Recorded information -
== == ==

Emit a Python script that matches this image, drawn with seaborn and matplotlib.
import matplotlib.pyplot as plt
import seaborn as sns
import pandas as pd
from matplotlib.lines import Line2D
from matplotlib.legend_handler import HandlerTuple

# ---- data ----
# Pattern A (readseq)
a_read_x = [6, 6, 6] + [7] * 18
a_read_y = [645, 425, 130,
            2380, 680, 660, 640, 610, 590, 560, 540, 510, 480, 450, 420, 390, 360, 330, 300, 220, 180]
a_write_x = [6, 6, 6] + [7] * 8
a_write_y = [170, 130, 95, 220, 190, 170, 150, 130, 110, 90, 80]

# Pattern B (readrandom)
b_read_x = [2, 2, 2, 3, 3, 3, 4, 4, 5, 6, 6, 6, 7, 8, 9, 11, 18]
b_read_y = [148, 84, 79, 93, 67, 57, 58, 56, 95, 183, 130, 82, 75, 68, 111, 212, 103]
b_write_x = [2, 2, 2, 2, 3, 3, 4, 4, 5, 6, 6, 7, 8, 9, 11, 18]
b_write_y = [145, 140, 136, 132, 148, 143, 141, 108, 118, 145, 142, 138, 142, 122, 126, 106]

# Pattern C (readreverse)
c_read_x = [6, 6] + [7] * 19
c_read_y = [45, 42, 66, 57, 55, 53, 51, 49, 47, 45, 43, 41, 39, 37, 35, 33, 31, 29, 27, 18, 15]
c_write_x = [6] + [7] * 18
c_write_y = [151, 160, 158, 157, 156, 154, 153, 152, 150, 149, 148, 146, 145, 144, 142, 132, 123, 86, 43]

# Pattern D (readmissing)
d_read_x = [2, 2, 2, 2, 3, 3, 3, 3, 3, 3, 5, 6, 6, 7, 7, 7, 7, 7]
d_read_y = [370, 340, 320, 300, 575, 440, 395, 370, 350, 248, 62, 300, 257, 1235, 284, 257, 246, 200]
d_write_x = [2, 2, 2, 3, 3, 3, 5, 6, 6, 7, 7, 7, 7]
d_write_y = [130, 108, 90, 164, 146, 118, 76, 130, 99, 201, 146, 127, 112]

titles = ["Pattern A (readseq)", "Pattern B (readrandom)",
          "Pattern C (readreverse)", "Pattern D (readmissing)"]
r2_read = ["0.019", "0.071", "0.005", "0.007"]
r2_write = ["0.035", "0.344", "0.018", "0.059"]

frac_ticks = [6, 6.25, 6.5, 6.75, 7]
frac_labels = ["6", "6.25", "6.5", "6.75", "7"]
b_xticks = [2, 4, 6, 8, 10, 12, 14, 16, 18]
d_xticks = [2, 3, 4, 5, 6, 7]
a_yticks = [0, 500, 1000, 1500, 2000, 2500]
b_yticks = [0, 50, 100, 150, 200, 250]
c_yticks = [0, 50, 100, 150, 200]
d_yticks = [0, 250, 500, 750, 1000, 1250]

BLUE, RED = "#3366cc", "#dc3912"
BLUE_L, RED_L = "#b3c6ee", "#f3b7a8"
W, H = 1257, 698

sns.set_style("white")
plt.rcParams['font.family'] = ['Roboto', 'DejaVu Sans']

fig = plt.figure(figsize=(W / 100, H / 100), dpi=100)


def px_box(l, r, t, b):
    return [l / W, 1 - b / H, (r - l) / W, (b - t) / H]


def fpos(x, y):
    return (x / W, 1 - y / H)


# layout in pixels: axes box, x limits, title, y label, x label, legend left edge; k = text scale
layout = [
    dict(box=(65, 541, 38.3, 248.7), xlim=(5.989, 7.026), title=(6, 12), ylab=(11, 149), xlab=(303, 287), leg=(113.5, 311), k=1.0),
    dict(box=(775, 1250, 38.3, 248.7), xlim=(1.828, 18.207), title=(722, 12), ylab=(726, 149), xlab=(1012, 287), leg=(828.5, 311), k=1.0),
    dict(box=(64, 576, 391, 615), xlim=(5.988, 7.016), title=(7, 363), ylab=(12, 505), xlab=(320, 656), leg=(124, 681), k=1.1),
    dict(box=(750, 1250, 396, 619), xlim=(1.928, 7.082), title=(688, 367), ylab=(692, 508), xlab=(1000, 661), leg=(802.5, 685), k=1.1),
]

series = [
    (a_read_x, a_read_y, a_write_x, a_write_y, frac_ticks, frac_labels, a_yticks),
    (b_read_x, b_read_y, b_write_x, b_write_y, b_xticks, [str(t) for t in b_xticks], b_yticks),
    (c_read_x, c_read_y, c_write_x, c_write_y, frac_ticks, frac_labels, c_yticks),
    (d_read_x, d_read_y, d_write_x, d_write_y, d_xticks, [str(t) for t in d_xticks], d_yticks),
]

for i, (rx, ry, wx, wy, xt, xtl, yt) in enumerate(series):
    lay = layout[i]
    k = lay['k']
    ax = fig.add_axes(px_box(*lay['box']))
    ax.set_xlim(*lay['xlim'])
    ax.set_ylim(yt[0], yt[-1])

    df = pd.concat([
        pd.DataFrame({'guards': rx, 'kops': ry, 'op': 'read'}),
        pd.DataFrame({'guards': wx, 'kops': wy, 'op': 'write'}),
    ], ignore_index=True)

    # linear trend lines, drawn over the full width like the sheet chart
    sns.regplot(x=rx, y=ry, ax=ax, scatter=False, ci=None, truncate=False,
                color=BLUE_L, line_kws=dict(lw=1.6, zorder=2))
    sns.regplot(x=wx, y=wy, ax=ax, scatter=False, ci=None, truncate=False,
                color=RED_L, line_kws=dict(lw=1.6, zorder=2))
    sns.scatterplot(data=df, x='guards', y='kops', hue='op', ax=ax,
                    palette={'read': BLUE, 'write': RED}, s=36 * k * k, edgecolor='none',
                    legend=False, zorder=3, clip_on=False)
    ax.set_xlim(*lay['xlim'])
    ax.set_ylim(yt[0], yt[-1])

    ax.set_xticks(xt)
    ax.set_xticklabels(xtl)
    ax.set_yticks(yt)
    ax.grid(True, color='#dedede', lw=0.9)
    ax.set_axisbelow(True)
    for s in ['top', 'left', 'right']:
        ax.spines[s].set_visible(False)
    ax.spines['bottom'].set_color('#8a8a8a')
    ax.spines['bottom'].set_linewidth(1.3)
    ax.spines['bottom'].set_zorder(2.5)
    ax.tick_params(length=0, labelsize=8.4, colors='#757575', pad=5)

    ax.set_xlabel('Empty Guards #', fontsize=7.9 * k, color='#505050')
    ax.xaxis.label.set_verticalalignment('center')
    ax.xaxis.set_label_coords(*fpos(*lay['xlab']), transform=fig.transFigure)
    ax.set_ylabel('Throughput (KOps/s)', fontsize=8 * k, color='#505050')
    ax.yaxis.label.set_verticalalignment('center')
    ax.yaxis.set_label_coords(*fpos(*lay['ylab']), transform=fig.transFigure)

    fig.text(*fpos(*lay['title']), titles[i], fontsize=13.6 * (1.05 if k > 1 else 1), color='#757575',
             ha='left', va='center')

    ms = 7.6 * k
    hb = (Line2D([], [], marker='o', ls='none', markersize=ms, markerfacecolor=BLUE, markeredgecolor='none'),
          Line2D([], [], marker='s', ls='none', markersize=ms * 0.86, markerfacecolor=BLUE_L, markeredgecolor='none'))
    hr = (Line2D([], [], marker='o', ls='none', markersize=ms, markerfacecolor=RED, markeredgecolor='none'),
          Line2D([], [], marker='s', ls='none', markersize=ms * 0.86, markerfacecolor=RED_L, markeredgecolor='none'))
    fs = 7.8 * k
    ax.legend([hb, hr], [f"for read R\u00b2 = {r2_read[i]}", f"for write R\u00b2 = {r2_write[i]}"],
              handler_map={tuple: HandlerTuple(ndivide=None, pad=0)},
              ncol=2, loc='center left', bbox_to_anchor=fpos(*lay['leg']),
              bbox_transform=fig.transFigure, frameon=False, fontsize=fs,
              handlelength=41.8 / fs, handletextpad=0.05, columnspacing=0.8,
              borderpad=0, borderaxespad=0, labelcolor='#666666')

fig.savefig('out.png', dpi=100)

== == ==

Work to do - Only the lines from the opening of the material through the line with "from matplotlib.legend_handler import" should be echoed, exactly as written.

Exercise answer -
Emit a Python script that matches this image, drawn with seaborn and matplotlib.
import matplotlib.pyplot as plt
import seaborn as sns
import pandas as pd
from matplotlib.lines import Line2D
from matplotlib.legend_handler import HandlerTuple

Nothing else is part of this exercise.